▶ _TASK TO COMPLETE_
Type out the material below exactly.

▶ _MATERIAL PROVIDED_

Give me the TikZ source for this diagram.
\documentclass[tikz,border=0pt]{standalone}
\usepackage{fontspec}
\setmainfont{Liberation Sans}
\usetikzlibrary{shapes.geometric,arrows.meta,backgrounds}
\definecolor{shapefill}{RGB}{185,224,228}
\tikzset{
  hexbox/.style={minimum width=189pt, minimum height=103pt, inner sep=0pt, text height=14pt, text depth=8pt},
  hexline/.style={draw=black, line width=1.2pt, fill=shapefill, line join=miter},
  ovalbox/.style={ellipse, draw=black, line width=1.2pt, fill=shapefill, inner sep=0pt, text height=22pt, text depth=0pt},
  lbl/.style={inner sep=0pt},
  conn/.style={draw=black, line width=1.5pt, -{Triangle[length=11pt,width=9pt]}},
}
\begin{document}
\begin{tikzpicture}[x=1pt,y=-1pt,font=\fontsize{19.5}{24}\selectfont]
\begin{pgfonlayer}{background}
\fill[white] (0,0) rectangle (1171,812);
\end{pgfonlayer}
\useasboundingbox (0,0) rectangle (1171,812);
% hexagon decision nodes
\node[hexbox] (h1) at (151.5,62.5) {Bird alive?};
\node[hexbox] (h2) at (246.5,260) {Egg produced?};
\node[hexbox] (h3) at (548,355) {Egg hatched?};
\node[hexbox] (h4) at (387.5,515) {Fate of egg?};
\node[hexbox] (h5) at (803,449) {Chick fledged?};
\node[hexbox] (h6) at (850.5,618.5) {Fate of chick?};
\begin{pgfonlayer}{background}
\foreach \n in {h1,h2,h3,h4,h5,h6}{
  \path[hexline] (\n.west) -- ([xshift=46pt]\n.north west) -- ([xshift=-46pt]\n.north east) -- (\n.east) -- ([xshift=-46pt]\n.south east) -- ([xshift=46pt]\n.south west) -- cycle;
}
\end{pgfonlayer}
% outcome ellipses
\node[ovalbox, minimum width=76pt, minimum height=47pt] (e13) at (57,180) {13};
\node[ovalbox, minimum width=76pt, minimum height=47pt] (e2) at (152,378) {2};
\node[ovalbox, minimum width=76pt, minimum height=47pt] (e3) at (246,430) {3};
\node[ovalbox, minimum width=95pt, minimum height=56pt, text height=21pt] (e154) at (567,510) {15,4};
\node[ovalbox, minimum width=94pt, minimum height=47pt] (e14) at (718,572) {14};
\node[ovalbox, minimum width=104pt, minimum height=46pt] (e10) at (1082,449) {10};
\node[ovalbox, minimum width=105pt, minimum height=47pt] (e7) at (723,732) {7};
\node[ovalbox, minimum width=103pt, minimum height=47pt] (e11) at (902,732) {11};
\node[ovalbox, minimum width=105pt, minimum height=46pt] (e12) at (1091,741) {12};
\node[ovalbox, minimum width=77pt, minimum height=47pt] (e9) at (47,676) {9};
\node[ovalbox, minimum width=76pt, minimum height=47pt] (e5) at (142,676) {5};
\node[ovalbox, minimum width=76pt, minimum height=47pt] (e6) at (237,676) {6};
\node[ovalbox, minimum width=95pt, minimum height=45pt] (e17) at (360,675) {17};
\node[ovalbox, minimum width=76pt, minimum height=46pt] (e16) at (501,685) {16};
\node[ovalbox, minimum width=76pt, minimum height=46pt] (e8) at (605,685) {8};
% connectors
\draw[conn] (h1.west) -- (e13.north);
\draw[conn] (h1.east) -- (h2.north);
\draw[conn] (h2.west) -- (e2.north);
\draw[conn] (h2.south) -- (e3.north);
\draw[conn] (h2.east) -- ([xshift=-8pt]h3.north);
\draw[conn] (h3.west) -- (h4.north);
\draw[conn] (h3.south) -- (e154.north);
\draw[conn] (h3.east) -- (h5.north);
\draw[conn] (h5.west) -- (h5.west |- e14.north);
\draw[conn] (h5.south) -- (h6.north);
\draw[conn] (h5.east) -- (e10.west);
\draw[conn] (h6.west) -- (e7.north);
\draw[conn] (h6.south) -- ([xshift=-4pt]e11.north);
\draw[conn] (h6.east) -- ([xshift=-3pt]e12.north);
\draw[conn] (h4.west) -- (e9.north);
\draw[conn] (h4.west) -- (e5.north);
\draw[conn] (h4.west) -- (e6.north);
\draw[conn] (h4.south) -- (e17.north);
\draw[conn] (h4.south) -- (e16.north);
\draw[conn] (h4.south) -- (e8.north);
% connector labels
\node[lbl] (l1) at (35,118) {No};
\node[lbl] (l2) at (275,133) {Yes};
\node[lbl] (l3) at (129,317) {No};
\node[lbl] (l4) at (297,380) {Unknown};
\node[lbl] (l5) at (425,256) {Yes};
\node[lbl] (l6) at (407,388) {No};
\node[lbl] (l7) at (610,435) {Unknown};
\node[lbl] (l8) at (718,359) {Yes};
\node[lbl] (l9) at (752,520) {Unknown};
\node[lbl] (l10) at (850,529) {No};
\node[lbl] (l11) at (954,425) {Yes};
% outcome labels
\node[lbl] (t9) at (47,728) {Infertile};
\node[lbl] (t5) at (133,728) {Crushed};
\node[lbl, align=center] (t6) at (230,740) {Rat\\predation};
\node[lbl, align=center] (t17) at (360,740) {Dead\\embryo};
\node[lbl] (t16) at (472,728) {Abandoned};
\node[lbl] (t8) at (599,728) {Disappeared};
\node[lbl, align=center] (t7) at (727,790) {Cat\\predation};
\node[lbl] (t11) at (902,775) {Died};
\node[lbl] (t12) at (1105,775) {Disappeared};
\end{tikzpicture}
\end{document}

▶ _RESULT OF THIS EXERCISE_
Give me the TikZ source for this diagram.
\documentclass[tikz,border=0pt]{standalone}
\usepackage{fontspec}
\setmainfont{Liberation Sans}
\usetikzlibrary{shapes.geometric,arrows.meta,backgrounds}
\definecolor{shapefill}{RGB}{185,224,228}
\tikzset{
  hexbox/.style={minimum width=189pt, minimum height=103pt, inner sep=0pt, text height=14pt, text depth=8pt},
  hexline/.style={draw=black, line width=1.2pt, fill=shapefill, line join=miter},
  ovalbox/.style={ellipse, draw=black, line width=1.2pt, fill=shapefill, inner sep=0pt, text height=22pt, text depth=0pt},
  lbl/.style={inner sep=0pt},
  conn/.style={draw=black, line width=1.5pt, -{Triangle[length=11pt,width=9pt]}},
}
\begin{document}
\begin{tikzpicture}[x=1pt,y=-1pt,font=\fontsize{19.5}{24}\selectfont]
\begin{pgfonlayer}{background}
\fill[white] (0,0) rectangle (1171,812);
\end{pgfonlayer}
\useasboundingbox (0,0) rectangle (1171,812);
% hexagon decision nodes
\node[hexbox] (h1) at (151.5,62.5) {Bird alive?};
\node[hexbox] (h2) at (246.5,260) {Egg produced?};
\node[hexbox] (h3) at (548,355) {Egg hatched?};
\node[hexbox] (h4) at (387.5,515) {Fate of egg?};
\node[hexbox] (h5) at (803,449) {Chick fledged?};
\node[hexbox] (h6) at (850.5,618.5) {Fate of chick?};
\begin{pgfonlayer}{background}
\foreach \n in {h1,h2,h3,h4,h5,h6}{
  \path[hexline] (\n.west) -- ([xshift=46pt]\n.north west) -- ([xshift=-46pt]\n.north east) -- (\n.east) -- ([xshift=-46pt]\n.south east) -- ([xshift=46pt]\n.south west) -- cycle;
}
\end{pgfonlayer}
% outcome ellipses
\node[ovalbox, minimum width=76pt, minimum height=47pt] (e13) at (57,180) {13};
\node[ovalbox, minimum width=76pt, minimum height=47pt] (e2) at (152,378) {2};
\node[ovalbox, minimum width=76pt, minimum height=47pt] (e3) at (246,430) {3};
\node[ovalbox, minimum width=95pt, minimum height=56pt, text height=21pt] (e154) at (567,510) {15,4};
\node[ovalbox, minimum width=94pt, minimum height=47pt] (e14) at (718,572) {14};
\node[ovalbox, minimum width=104pt, minimum height=46pt] (e10) at (1082,449) {10};
\node[ovalbox, minimum width=105pt, minimum height=47pt] (e7) at (723,732) {7};
\node[ovalbox, minimum width=103pt, minimum height=47pt] (e11) at (902,732) {11};
\node[ovalbox, minimum width=105pt, minimum height=46pt] (e12) at (1091,741) {12};
\node[ovalbox, minimum width=77pt, minimum height=47pt] (e9) at (47,676) {9};
\node[ovalbox, minimum width=76pt, minimum height=47pt] (e5) at (142,676) {5};
\node[ovalbox, minimum width=76pt, minimum height=47pt] (e6) at (237,676) {6};
\node[ovalbox, minimum width=95pt, minimum height=45pt] (e17) at (360,675) {17};
\node[ovalbox, minimum width=76pt, minimum height=46pt] (e16) at (501,685) {16};
\node[ovalbox, minimum width=76pt, minimum height=46pt] (e8) at (605,685) {8};
% connectors
\draw[conn] (h1.west) -- (e13.north);
\draw[conn] (h1.east) -- (h2.north);
\draw[conn] (h2.west) -- (e2.north);
\draw[conn] (h2.south) -- (e3.north);
\draw[conn] (h2.east) -- ([xshift=-8pt]h3.north);
\draw[conn] (h3.west) -- (h4.north);
\draw[conn] (h3.south) -- (e154.north);
\draw[conn] (h3.east) -- (h5.north);
\draw[conn] (h5.west) -- (h5.west |- e14.north);
\draw[conn] (h5.south) -- (h6.north);
\draw[conn] (h5.east) -- (e10.west);
\draw[conn] (h6.west) -- (e7.north);
\draw[conn] (h6.south) -- ([xshift=-4pt]e11.north);
\draw[conn] (h6.east) -- ([xshift=-3pt]e12.north);
\draw[conn] (h4.west) -- (e9.north);
\draw[conn] (h4.west) -- (e5.north);
\draw[conn] (h4.west) -- (e6.north);
\draw[conn] (h4.south) -- (e17.north);
\draw[conn] (h4.south) -- (e16.north);
\draw[conn] (h4.south) -- (e8.north);
% connector labels
\node[lbl] (l1) at (35,118) {No};
\node[lbl] (l2) at (275,133) {Yes};
\node[lbl] (l3) at (129,317) {No};
\node[lbl] (l4) at (297,380) {Unknown};
\node[lbl] (l5) at (425,256) {Yes};
\node[lbl] (l6) at (407,388) {No};
\node[lbl] (l7) at (610,435) {Unknown};
\node[lbl] (l8) at (718,359) {Yes};
\node[lbl] (l9) at (752,520) {Unknown};
\node[lbl] (l10) at (850,529) {No};
\node[lbl] (l11) at (954,425) {Yes};
% outcome labels
\node[lbl] (t9) at (47,728) {Infertile};
\node[lbl] (t5) at (133,728) {Crushed};
\node[lbl, align=center] (t6) at (230,740) {Rat\\predation};
\node[lbl, align=center] (t17) at (360,740) {Dead\\embryo};
\node[lbl] (t16) at (472,728) {Abandoned};
\node[lbl] (t8) at (599,728) {Disappeared};
\node[lbl, align=center] (t7) at (727,790) {Cat\\predation};
\node[lbl] (t11) at (902,775) {Died};
\node[lbl] (t12) at (1105,775) {Disappeared};
\end{tikzpicture}
\end{document}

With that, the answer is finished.